Leave out the pictures and repeat the rest of the material exactly.

═════ MATERIAL PROVIDED

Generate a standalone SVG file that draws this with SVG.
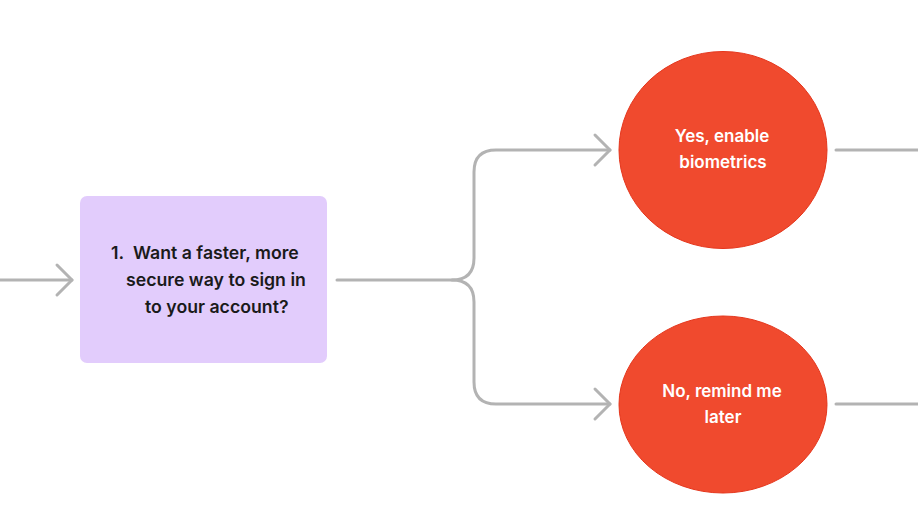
<svg xmlns="http://www.w3.org/2000/svg" width="918" height="528" viewBox="0 0 918 528">
<style>
.edge{fill:none;stroke:#B3B3B3;stroke-width:3;stroke-linecap:round;stroke-linejoin:round}
.t{font-family:Inter,"Liberation Sans",sans-serif;font-weight:600;font-size:17px}
.box{font-size:17.7px}
.dark{fill:#1A1A1A}
.light{fill:#FFFFFF;text-anchor:middle}
.circ{fill:#F04A2E;stroke:#E5361C;stroke-width:1}
</style>
<rect width="918" height="528" fill="#FFFFFF"/>
<g id="connectors">
<path class="edge" d="M0 280 H72"/>
<path class="edge" d="M57 265 L72 280 L57 295"/>
<path class="edge" d="M337 280 H452 Q474 280 474 258 V172 Q474 150 496 150 H610"/>
<path class="edge" d="M595 135 L610 150 L595 165"/>
<path class="edge" d="M452 280 Q474 280 474 302 V382 Q474 404 496 404 H610"/>
<path class="edge" d="M595 389 L610 404 L595 419"/>
<path class="edge" d="M836 150 H918"/>
<path class="edge" d="M836 404 H918"/>
</g>
<g id="question">
<rect x="80" y="196" width="247" height="167" rx="7" fill="#E2CCFC"/>
<text class="t box dark" x="111" y="259">1.</text>
<text class="t box dark" x="133" y="259">Want a faster, more</text>
<text class="t box dark" x="126" y="286">secure way to sign in</text>
<text class="t box dark" x="145" y="313">to your account?</text>
</g>
<g id="yes">
<ellipse class="circ" cx="723" cy="150" rx="104" ry="98.5"/>
<text class="t light" x="722" y="142">Yes, enable</text>
<text class="t light" x="723" y="168">biometrics</text>
</g>
<g id="no">
<ellipse class="circ" cx="723" cy="404.5" rx="104" ry="88.5"/>
<text class="t light" x="722" y="397">No, remind me</text>
<text class="t light" x="723" y="423">later</text>
</g>
</svg>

══════════

### EXERCISE OUTPUT
Generate a standalone SVG file that draws this with SVG.
<svg xmlns="http://www.w3.org/2000/svg" width="918" height="528" viewBox="0 0 918 528">
<style>
.edge{fill:none;stroke:#B3B3B3;stroke-width:3;stroke-linecap:round;stroke-linejoin:round}
.t{font-family:Inter,"Liberation Sans",sans-serif;font-weight:600;font-size:17px}
.box{font-size:17.7px}
.dark{fill:#1A1A1A}
.light{fill:#FFFFFF;text-anchor:middle}
.circ{fill:#F04A2E;stroke:#E5361C;stroke-width:1}
</style>
<rect width="918" height="528" fill="#FFFFFF"/>
<g id="connectors">
<path class="edge" d="M0 280 H72"/>
<path class="edge" d="M57 265 L72 280 L57 295"/>
<path class="edge" d="M337 280 H452 Q474 280 474 258 V172 Q474 150 496 150 H610"/>
<path class="edge" d="M595 135 L610 150 L595 165"/>
<path class="edge" d="M452 280 Q474 280 474 302 V382 Q474 404 496 404 H610"/>
<path class="edge" d="M595 389 L610 404 L595 419"/>
<path class="edge" d="M836 150 H918"/>
<path class="edge" d="M836 404 H918"/>
</g>
<g id="question">
<rect x="80" y="196" width="247" height="167" rx="7" fill="#E2CCFC"/>
<text class="t box dark" x="111" y="259">1.</text>
<text class="t box dark" x="133" y="259">Want a faster, more</text>
<text class="t box dark" x="126" y="286">secure way to sign in</text>
<text class="t box dark" x="145" y="313">to your account?</text>
</g>
<g id="yes">
<ellipse class="circ" cx="723" cy="150" rx="104" ry="98.5"/>
<text class="t light" x="722" y="142">Yes, enable</text>
<text class="t light" x="723" y="168">biometrics</text>
</g>
<g id="no">
<ellipse class="circ" cx="723" cy="404.5" rx="104" ry="88.5"/>
<text class="t light" x="722" y="397">No, remind me</text>
<text class="t light" x="723" y="423">later</text>
</g>
</svg>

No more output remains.